Strong transition plans reduce the government's perceived risk of disruption during contractor changes — making you a safer choice, especially for mission-critical contracts.

Frequently Asked Questions

Q:How detailed should key personnel resumes be?

Follow Section L requirements exactly. If the RFP specifies SF-330 format, use that. If it allows company format, include: name, education, certifications, years of experience, relevant project experience (with contract numbers, agencies, dates, and your role), and specific skills relevant to this solicitation. Aim for 2-3 pages per resume and focus on relevance over comprehensiveness.

Q:What if I don't have all key personnel identified yet?

Ideally, identify all key personnel before proposal submission. If you genuinely can't, propose the strongest candidates you can recruit and provide detailed recruiting plans showing your ability to find qualified personnel. However, proposing TBD (To Be Determined) key personnel is risky and often scores lower. If the RFP allows post-award substitution with government approval, you have more flexibility.

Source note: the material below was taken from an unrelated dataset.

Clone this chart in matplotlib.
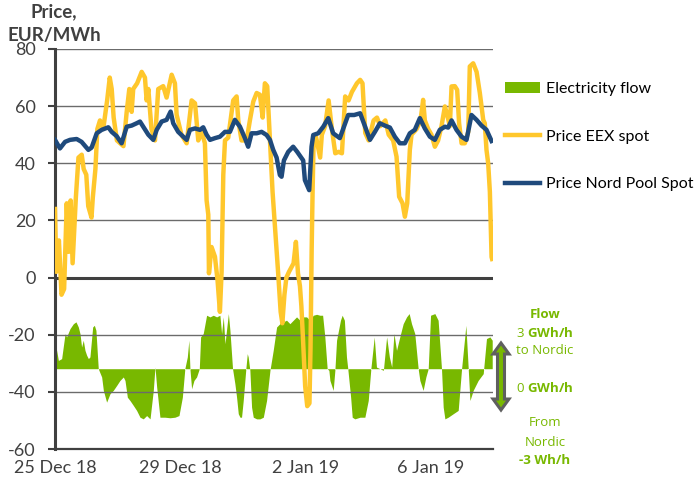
import matplotlib
matplotlib.use("Agg")
import matplotlib.pyplot as plt
from matplotlib.patches import Polygon

plt.rcParams['font.family'] = ['Lato', 'DejaVu Sans']
plt.rcParams['axes.unicode_minus'] = False
plt.rcParams['mathtext.fontset'] = 'custom'
plt.rcParams['mathtext.rm'] = 'Open Sans'
plt.rcParams['mathtext.bf'] = 'Open Sans:bold'

# hours since 25 Dec 2018 00:00
eex_h = [0, 1, 3, 5, 7, 9, 10.5, 12, 13.5, 16, 18, 20.5, 22, 24, 25.5, 28, 29, 31,
         32.5, 34.5, 37, 40, 42, 43.5, 45, 47.5, 50, 52.5, 55, 57, 58.8, 60, 63, 66.5,
         69, 70.3, 71.6, 74, 76.7, 79.2, 83, 85.6, 89.5, 92, 93.3, 97, 101, 104.8,
         107.4, 109.9, 112.5, 115, 116.3, 117.6, 118.1, 120.1, 122.7, 124.7, 126.5,
         127.8, 129.1, 130.4, 132.9, 136.7, 139.3, 140.6, 143.1, 147, 149.5, 152.1,
         154.7, 157.2, 159.3, 161, 162.8, 164.9, 166.9, 168.7, 171.2, 173.1, 174.4,
         176, 177.5, 179.5, 181.5, 183, 184.8, 186.4, 187.9, 189, 190.3, 191.9, 193.5,
         195.2, 196, 196.9, 197.6, 198.4, 200.2, 203.4, 204.7, 207.2, 209.9, 212.4,
         215, 217.5, 220.1, 222.6, 225.2, 227.8, 231.6, 234.1, 235.9, 238, 240.6,
         244.4, 247, 249.5, 253.4, 256, 259.4, 262, 264, 266.6, 268.4, 270.2, 272.2,
         273.5, 277.4, 280.4, 282.4, 283.7, 286.3, 288.8, 291.4, 293.9, 296.5, 299.1,
         300.8, 302.9, 304.2, 306.7, 308.5, 310, 311.9, 314.4, 317, 318.2, 320.8,
         323.4, 325.9, 328.5, 329.7, 331, 332.3, 333.6, 334.9, 335.3]
eex = [24, 2, 13, -6, -4, 26, 9, 27, 5, 28, 42, 43, 38, 36, 25, 21, 28, 38,
       52, 55, 52, 62, 70, 66, 56, 48, 47, 46, 58, 66, 58, 66, 68, 72,
       70, 62, 66, 52, 48, 66, 67, 63, 71, 68, 57, 50, 47, 62,
       61, 48, 51, 47, 27, 22, 1.5, 10.7, 7.3, -1, -12,
       2, 36, 48, 49, 62, 63.4, 55, 48, 48, 55, 61.6,
       64.6, 64, 56, 68, 67, 48, 30, 18, 1.5, -12, -16,
       -6, 0, 2, 3.7, 5, 12.5, 1.5, -3, -10, -22, -38, -45,
       -44, -25, 10, 30, 48, 49.3, 42, 50, 53, 62, 52,
       43.5, 44, 43.5, 63.4, 62, 65, 68, 69.2, 68, 50.6, 48,
       55, 56, 53, 55, 50, 48, 42.3, 28.3, 26, 21.3, 26, 44.7,
       50, 52, 55, 62.2, 55, 52, 50, 45.8, 48, 53, 59.9,
       57, 53, 66.9, 67, 65.7, 54, 47, 47, 51, 73.9, 75,
       72, 64.6, 55.2, 54, 44.7, 40, 30, 7.2, 6.5]

nps_h = [0, 3.8, 7.7, 11.5, 16.6, 20.4, 25.6, 28.1, 32, 35.8, 40.9, 43.5, 47.3,
         51.1, 55, 58.8, 62.6, 65.2, 67.7, 71.6, 75.4, 78, 81.8, 85.6, 88.7, 90.7,
         94.5, 98.4, 101, 103.5, 107.4, 111.2, 113.7, 116.3, 118.9, 122.7, 126.5,
         130.4, 134.2, 138, 141.9, 145.7, 148.2, 150.8, 154.7, 158.5, 162.3, 164.9,
         167.4, 170, 172.5, 173.8, 175.6, 178.9, 182.7, 185.8, 190.4, 191.7, 195,
         196.8, 198.1, 201.9, 205.8, 209.6, 213.4, 218.5, 224.9, 229.5, 234.1,
         237.9, 241.6, 245.4, 249.2, 253, 256.9, 260.7, 264.5, 268.4, 272.2, 276,
         279.9, 283.7, 287.6, 291.4, 295.2, 299.1, 301.6, 304.2, 308, 311.9, 315.7,
         319.5, 323.4, 327.2, 331, 334.9]
nps = [48.2, 45.2, 47.5, 48.2, 48.5, 47.5, 44.7, 45.5, 50.5, 51.7, 52.6, 51, 49.5,
       47, 52.8, 53.2, 54, 54.6, 52.8, 50, 48.2, 51.7, 54.6, 55.2, 58.1, 54,
       51, 49.3, 48.2, 51.7, 52.2, 51.7, 52.6, 50, 48.2, 48.8, 49.3,
       51, 51, 55.2, 52.8, 48.8, 45.8, 50.5, 50.5, 51, 49.9, 48.2,
       44.7, 42, 35.9, 35.3, 41, 44, 45.8, 44, 41, 34.1, 30.6,
       45.8, 49.9, 50.5, 52.8, 55.8, 50.5, 48.8, 56.9, 56.9, 57.5,
       52.8, 48.2, 51, 54, 53.2, 52.5, 49.3, 47, 47, 50.5, 51.7,
       55.8, 52.2, 49.3, 48.2, 51.7, 52.8, 52.5, 55, 51.7, 49.3, 48.2,
       56.9, 55.2, 53.2, 51.7, 47.8]

# electricity flow, GWh/h (positive = to Nordic)
flow_h = [0, 2.6, 5.1, 7.7, 8.9, 11.5, 14.1, 16.1, 17.9, 19.2, 20.4, 21.7, 23, 24.3,
          25.6, 26.8, 28.9, 30.2, 31.4, 33.2, 35.8, 37.1, 39.6, 42.2, 44.7, 47.3,
          49.8, 52.4, 53.7, 55.5, 57.5, 60.1, 62.6, 65.2, 67.7, 70.3, 72.9, 75.4,
          76.7, 78, 80.5, 84.3, 88.2, 92, 95.1, 97.7, 99.6, 101.5, 102.7, 103.5,
          104.8, 106.6, 108.6, 110.7, 111.7, 113.7, 116.3, 118.9, 121.4, 124, 126.5,
          127.8, 129.1, 130.4, 133, 134.2, 136.2, 138, 139.3, 140.6, 141.9, 143.1,
          144.4, 146.4, 147.5, 148.2, 149.5, 150.8, 152.1, 154.7, 157.2, 159.8,
          162.3, 164.9, 167.4, 170, 172.5, 175.1, 177.6, 180.2, 182.8, 185.3, 187.9,
          190.4, 193, 195.5, 198.1, 200.7, 203.2, 205.3, 207, 208.8, 210.1, 210.9,
          213.4, 214.7, 216, 219, 220.3, 222, 223.6, 224.6, 226.8, 228, 230, 234,
          237.7, 240.3, 242.3, 244.9, 246.6, 249.3, 251.9, 254.4, 256.5, 258.3, 260,
          262, 264.5, 267.1, 269.7, 271.7, 273.5, 276, 278.6, 279.9, 282.4, 284.5,
          286.3, 288.1, 291.4, 293.9, 296.5, 297.8, 299.1, 301.6, 305.5, 309.3,
          311.9, 315.2, 317, 318.3, 320.8, 324.6, 328.5, 331, 333.6, 335.4]
flow = [1.5, 0.45, 0.55, 1.9, 1.73, 2.18, 2.45, 2.55, 2.27, 1.9, 1.18, 1.55, 1.0, 0.73,
        0.55, 0.64, 2.27, 2.36, 2.09, 0, -0.45, -1.18, -1.82, -1.36, -1.18, -0.91,
        -0.64, -0.45, -0.64, -1.55, -1.73, -2.0, -2.27, -2.64, -2.73, -2.55, -2.73, -1.18,
        0.09, -1.0, -2.64, -2.64, -2.67, -2.64, -2.55, -1.55, 0, 0.64, 1.55, 0,
        -1.09, -0.64, -0.45, 0, 1.73, 1.91, 2.91, 2.82, 2.91, 2.82, 2.91,
        1.91, 2.82, 1.36, 3.0, 2.09, 0, -0.82, -1.55, -2.45, -2.64, -2.64,
        -1.73, 0, 0.82, 0.64, -0.09, -2.09, -2.64, -2.73, -2.73, -2.64,
        -1.73, -0.09, 1.0, 2.27, 2.45, 2.55, 2.64, 2.45, 2.64, 2.82, 2.64,
        2.82, 2.82, 2.64, 2.91, 2.96, 2.91, 2.91, 1.73, 0, -0.09, -0.64,
        -1.18, -0.09, 1.55, 2.64, 2.91, 2.64, 0.64, 0, -1.55, -2.64, -2.73, -2.64,
        -2.64, -1.73, 0, 1.73, 0.09, 0, -0.09, 1.73, 0.64, 0.09, 1.91,
        1.0, 1.73, 2.45, 2.82, 3.0, 2.45, 1.91, 0, -0.64, -1.18, -0.45,
        0, 2.91, 3.0, 2.64, 0, -2.09, -2.73, -2.64, -2.45, -2.27,
        0, 2.36, 0, -1.73, -1.18, -0.64, -0.27, 1.64, 1.73, 1.55]

tick_hours = [0, 96, 192, 288]
tick_labels = ['25 Dec 18', '29 Dec 18', '2 Jan 19', '6 Jan 19']

yellow = '#FFC72C'
navy = '#1F4A7C'
green = '#78B800'
grey = '#404040'

fig = plt.figure(figsize=(7, 4.84), dpi=100)
ax = fig.add_axes([55 / 700, 35 / 484, 438 / 700, 400 / 484])
ax2 = ax.twinx()

# flow sits on its own hidden scale: 0 GWh/h at about -32 on the price axis
ax2.fill_between(flow_h, 0, flow, color=green, linewidth=0, interpolate=True,
                 label='Electricity flow')
ax2.set_ylim(-4.37, 17.4)
ax2.axis('off')

ax.set_zorder(ax2.get_zorder() + 1)
ax.patch.set_visible(False)

for v in [-40, -20, 20, 40, 60, 80]:
    ax.axhline(v, color='#6b6b6b', lw=1.0, zorder=1)
ax.axhline(0, color=grey, lw=2.2, zorder=1)

ax.plot(eex_h, eex, color=yellow, lw=3.2, solid_joinstyle='round', zorder=3,
        label='Price EEX spot')
ax.plot(nps_h, nps, color=navy, lw=3.2, solid_joinstyle='round', zorder=4,
        label='Price Nord Pool Spot')

ax.set_xlim(0, 336)
ax.set_ylim(-60, 80)
ax.set_yticks(range(-60, 81, 20))
ax.set_xticks(tick_hours)
ax.set_xticklabels(tick_labels)
ax.tick_params(axis='y', length=5, width=1.5, color=grey, labelsize=13,
               labelcolor=grey, pad=9)
ax.tick_params(axis='x', length=0, labelsize=13, labelcolor=grey, pad=8)
for side in ['top', 'right']:
    ax.spines[side].set_visible(False)
ax.spines['left'].set_color(grey)
ax.spines['left'].set_linewidth(2.2)
ax.spines['bottom'].set_color(grey)
ax.spines['bottom'].set_linewidth(1.6)

fig.text(54 / 700, 1 - 12 / 484, 'Price,', ha='center', va='center',
         fontsize=13.5, fontweight='bold', color=grey)
fig.text(54 / 700, 1 - 35 / 484, 'EUR/MWh', ha='center', va='center',
         fontsize=13.5, fontweight='bold', color=grey)

handles = ax2.get_legend_handles_labels()[0] + ax.get_legend_handles_labels()[0]
labels = ['Electricity flow', 'Price EEX spot', 'Price Nord Pool Spot']
fig.legend(handles, labels, loc='upper left', bbox_to_anchor=(505 / 700, 1 - 82 / 484),
           frameon=False, fontsize=11.5, handlelength=2.2, handleheight=0.65,
           handletextpad=0.35, labelspacing=2.1, borderpad=0, borderaxespad=0,
           labelcolor='black')

# flow scale note on the right
note = dict(ha='center', va='center', color=green, fontsize=9.5, family='Open Sans')
fig.text(545 / 700, 1 - 314 / 484, 'Flow', fontweight='bold', **note)
fig.text(545 / 700, 1 - 333 / 484, r'3 $\mathbf{GWh/h}$', **note)
fig.text(545 / 700, 1 - 351 / 484, 'to Nordic', **note)
fig.text(545 / 700, 1 - 388 / 484, r'0 $\mathbf{GWh/h}$', **note)
fig.text(545 / 700, 1 - 423 / 484, 'From', **note)
fig.text(545 / 700, 1 - 442 / 484, 'Nordic', **note)
fig.text(545 / 700, 1 - 460 / 484, '-3 Wh/h', fontweight='bold', **note)

# double-headed arrow beside the note
cx, top, bot, hw, sw, hl = 501, 343, 410, 8, 3.5, 11
pts = [(cx, top), (cx + hw, top + hl), (cx + sw, top + hl), (cx + sw, bot - hl),
       (cx + hw, bot - hl), (cx, bot), (cx - hw, bot - hl), (cx - sw, bot - hl),
       (cx - sw, top + hl), (cx - hw, top + hl)]
pts = [(px / 700, 1 - py / 484) for px, py in pts]
fig.patches.append(Polygon(pts, closed=True, transform=fig.transFigure,
                           facecolor=green, edgecolor='#5f5f5f', lw=2.2))

fig.savefig('out.png', dpi=100)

Q:Should I propose the incumbent's staff as my key personnel?

Only if you're confident they'll actually join your team. Don't propose incumbent staff without signed letters of commitment — it's unethical and the government will verify commitments. If you do recruit incumbent personnel, clearly disclose this and explain how you'll ensure a smooth transition. Be aware that some agencies view incumbent staff recruitment as beneficial (continuity) while others view it negatively (poaching).

Q:How do I show quality processes if my company doesn't have ISO 9001?

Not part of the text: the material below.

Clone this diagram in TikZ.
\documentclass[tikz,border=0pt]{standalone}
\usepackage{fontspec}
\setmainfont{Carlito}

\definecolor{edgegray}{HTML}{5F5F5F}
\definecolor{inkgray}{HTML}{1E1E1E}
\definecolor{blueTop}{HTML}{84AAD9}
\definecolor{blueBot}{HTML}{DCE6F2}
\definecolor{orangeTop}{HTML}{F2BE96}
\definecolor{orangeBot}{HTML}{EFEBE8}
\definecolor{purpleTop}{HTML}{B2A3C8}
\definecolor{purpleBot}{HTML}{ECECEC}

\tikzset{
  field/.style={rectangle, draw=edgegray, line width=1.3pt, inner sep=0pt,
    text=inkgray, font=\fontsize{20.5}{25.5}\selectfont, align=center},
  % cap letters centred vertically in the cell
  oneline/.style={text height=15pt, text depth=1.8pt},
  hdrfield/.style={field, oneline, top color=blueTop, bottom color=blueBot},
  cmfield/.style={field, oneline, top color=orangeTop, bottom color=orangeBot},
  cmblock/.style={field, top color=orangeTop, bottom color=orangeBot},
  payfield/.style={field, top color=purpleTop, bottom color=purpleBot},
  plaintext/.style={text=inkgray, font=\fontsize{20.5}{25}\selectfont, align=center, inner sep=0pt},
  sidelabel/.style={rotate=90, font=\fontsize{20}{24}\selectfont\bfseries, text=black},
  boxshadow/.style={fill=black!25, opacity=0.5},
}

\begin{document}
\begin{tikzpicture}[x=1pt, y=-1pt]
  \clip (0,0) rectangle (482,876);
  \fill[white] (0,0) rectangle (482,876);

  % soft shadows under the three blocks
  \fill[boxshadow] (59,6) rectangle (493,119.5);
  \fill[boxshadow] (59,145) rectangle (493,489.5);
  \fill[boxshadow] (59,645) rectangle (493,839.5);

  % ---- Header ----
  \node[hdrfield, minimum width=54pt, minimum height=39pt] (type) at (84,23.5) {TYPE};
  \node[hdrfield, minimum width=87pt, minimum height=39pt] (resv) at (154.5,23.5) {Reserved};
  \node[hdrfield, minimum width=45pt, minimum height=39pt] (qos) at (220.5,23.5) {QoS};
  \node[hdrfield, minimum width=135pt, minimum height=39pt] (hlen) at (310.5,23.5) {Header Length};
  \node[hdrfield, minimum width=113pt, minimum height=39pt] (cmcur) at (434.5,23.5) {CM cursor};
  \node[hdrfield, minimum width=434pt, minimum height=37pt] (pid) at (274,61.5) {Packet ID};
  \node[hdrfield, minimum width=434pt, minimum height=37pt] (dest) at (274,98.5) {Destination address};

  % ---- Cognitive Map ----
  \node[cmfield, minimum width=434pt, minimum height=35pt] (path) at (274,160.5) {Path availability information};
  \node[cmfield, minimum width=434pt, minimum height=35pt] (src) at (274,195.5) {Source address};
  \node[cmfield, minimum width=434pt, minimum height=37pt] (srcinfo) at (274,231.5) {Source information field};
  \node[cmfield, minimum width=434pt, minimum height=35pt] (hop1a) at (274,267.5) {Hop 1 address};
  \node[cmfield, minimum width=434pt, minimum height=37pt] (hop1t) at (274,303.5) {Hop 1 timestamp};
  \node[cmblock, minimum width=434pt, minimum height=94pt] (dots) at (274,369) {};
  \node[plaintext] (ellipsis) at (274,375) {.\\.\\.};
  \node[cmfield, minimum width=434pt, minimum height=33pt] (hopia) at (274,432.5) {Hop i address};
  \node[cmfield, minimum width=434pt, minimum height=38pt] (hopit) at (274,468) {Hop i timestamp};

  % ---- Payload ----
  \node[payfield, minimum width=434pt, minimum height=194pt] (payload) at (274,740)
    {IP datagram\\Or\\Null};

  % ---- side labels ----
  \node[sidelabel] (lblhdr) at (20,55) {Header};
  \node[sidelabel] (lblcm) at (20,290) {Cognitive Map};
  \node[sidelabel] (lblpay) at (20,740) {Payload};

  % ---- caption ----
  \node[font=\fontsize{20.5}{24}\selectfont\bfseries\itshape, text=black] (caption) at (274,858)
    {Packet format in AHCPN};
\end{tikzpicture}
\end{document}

You don't need formal certification to have strong quality processes. Describe your specific QA/QC procedures, inspection checklists, peer review processes, and how you track and resolve defects. Reference industry best practices, customer satisfaction results from past contracts, and CPARS ratings demonstrating quality performance. Consider pursuing ISO 9001 for future competitiveness.

Q:What's the difference between QC and QA in government contracting?

Quality Control (QC) is the operational techniques used to verify deliverables meet requirements — inspections, testing, reviews. Quality Assurance (QA) is the systematic monitoring and evaluation of processes to ensure quality standards are being followed. QC is product-focused ("Is this deliverable correct?"), while QA is process-focused ("Are we following our quality procedures?"). Both are important.

Q:Can I reference my past performance in the management volume?

Yes, but use it to support management claims, not as the primary content. For example: "We will use our proven weekly status meeting format, which on our [Agency] contract reduced issue resolution time by 40%." The detailed past performance narratives belong in the Past Performance volume, but brief references that support your management approach are effective.

Q:How do I organize the management volume if Section L doesn't specify a structure?

Use a logical flow: (1) Organizational Structure, (2) Key Personnel and Staffing, (3) Management Approach, (4) Quality Control Plan, (5) Risk Management, (6) Transition Plan. This mirrors how contracts are actually managed and makes evaluation easy. Include a detailed table of contents with page numbers so evaluators can navigate easily.

Q:Should small businesses emphasize their size in the management volume?

Only if it's a competitive advantage. For set-aside contracts, mention your small business status and any relevant certifications (8(a), SDVOSB, HUBZone). However, avoid statements that raise concerns about capacity ("We're small but capable"). Instead, demonstrate capability through your corporate support structure, teaming partners, and past performance on similar contracts.